First and foremost, the decision to change the boarding process is a managerial factor that depends on the leadership decision. There is a probability that the change in the boarding process from a random first-come/first-served policy to an assigned-seat policy can go wrong. Most of the passengers using the southwest airlines routinely are business people. Most of them are always in hurry hence a delay in a single minute is detrimental. Such customers may not like the move and as a result, they may decide to find alternatives.

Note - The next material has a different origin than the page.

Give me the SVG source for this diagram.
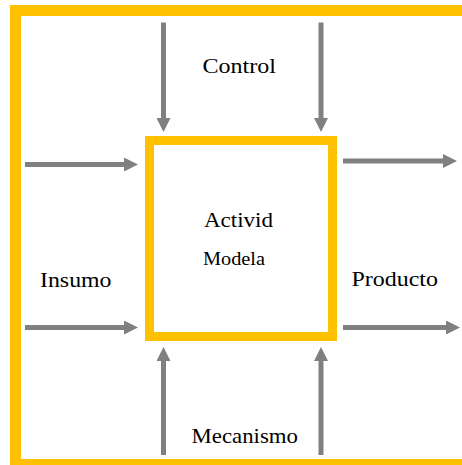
<svg xmlns="http://www.w3.org/2000/svg" width="462" height="465" viewBox="0 0 462 465">
  <defs>
    <marker id="ah" viewBox="0 0 14 14" refX="0" refY="7" markerWidth="14" markerHeight="14" markerUnits="userSpaceOnUse" orient="auto">
      <path d="M0,0 L14,7 L0,14 z" fill="#808080"/>
    </marker>
    <style>
      .frame { fill: none; stroke: #FFC000; }
      .conn { stroke: #808080; stroke-width: 5; fill: none; marker-end: url(#ah); }
      text { font-family: 'Liberation Serif', 'DejaVu Serif', serif; fill: #000000; }
    </style>
  </defs>
  <rect width="462" height="465" fill="#ffffff"/>
  <g id="frame">
    <rect class="frame" x="15.5" y="10.5" width="470" height="454" stroke-width="11"/>
  </g>
  <g id="connectors">
    <line class="conn" x1="163.5" y1="22.5" x2="163.5" y2="118"/>
    <line class="conn" x1="321" y1="22.5" x2="321" y2="118"/>
    <line class="conn" x1="163.5" y1="455" x2="163.5" y2="361"/>
    <line class="conn" x1="321" y1="455" x2="321" y2="361"/>
    <line class="conn" x1="25" y1="164.5" x2="124" y2="164.5"/>
    <line class="conn" x1="25" y1="327.5" x2="124" y2="327.5"/>
    <line class="conn" x1="343" y1="161" x2="443" y2="161"/>
    <line class="conn" x1="343" y1="327.5" x2="446" y2="327.5"/>
  </g>
  <g id="activity">
    <rect class="frame" x="149.5" y="140.5" width="183" height="196" stroke-width="9"/>
    <text x="204" y="227" font-size="22" textLength="69" lengthAdjust="spacingAndGlyphs">Activid</text>
    <text x="203" y="265" font-size="18" textLength="62" lengthAdjust="spacingAndGlyphs">Modela</text>
  </g>
  <g id="control">
    <text x="202.5" y="72.5" font-size="22" textLength="73.5" lengthAdjust="spacingAndGlyphs">Control</text>
  </g>
  <g id="insumo">
    <text x="40" y="286.5" font-size="22" textLength="71.5" lengthAdjust="spacingAndGlyphs">Insumo</text>
  </g>
  <g id="producto">
    <text x="351.5" y="285.5" font-size="22" textLength="86.5" lengthAdjust="spacingAndGlyphs">Producto</text>
  </g>
  <g id="mecanismo">
    <text x="191.5" y="442.5" font-size="22" textLength="106.5" lengthAdjust="spacingAndGlyphs">Mecanismo</text>
  </g>
</svg>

The on-time characteristic of the southwest airline is the most outstanding business attraction therefore losing it would be very disadvantageous. In the current harsh economic times, it will not be easy for the Southern Airline to maintain its characteristic low fares as it may prefer (Morrison, 2001). As the operating coast inflates, the company might need to review its fares on an upward scale. This will definitely be met with a great protest from the loyal customers and it can easily lead to acute loses. Other factors that are likely to go wrong and which are under the management control include technological advancement, working environment and customers’ satisfaction.
To prevent the effects of the high prices from the supply market, the management must also consider diversifying the company’s products further to cover the rising operating costs. In addition, the management needs to upgrade and utilize the current technologies and modern systems in running the organization. To improve customer satisfaction, the only remedy is through research and implementation of the research findings.
Changes necessary for the southwest leadership structure in response to the current competition and economic factors
The leadership at southwest airlines needs to create a more independent and free environment to the upcoming successors. Retirees should not keep their offices at the headquarters because it makes their predecessors live in an assumption that their actions are under a tight surveillance. Retired workers should remain out of the employee list completely. The management should also pursue employee-focused strategies to improve the morale of the workers and enhance the organizational culture.
LaGuardia airport acquisition
The most prudent move with regard to the acquisition of the LaGuardia airport is to acquire it. This will allow the expansion of Southwest airline’s services in cities where it currently does not serve. This is consistent will the company’s strategic operations. Other benefits that will be realized through this acquisition include financial growth and organizational expansions. Such expansions will give the southwest airline a major say in the air carriers market.
This paper has analyzed the southwest airline case study. The paper has discussed the factors that give the company an advantage over other airlines in the region. Some of the managerial strategies that can be used to manage its operations better have also been suggested.
Gittell, H., J. (2003). The Southwest Airlines way: using the power of relationships to achieve high performance. New York, NY: McGraw-Hill.
Heskett, J. (2013). Southwest Airlines: In a Different World. California, CA: Embry Riddle Aeronautical University.
Morrison, S. A. (2001). Actual, adjacent, and potential competition: Estimating the full effect of Southwest Airlines. Journey of transport Economics and policy, 1(1): 239-256.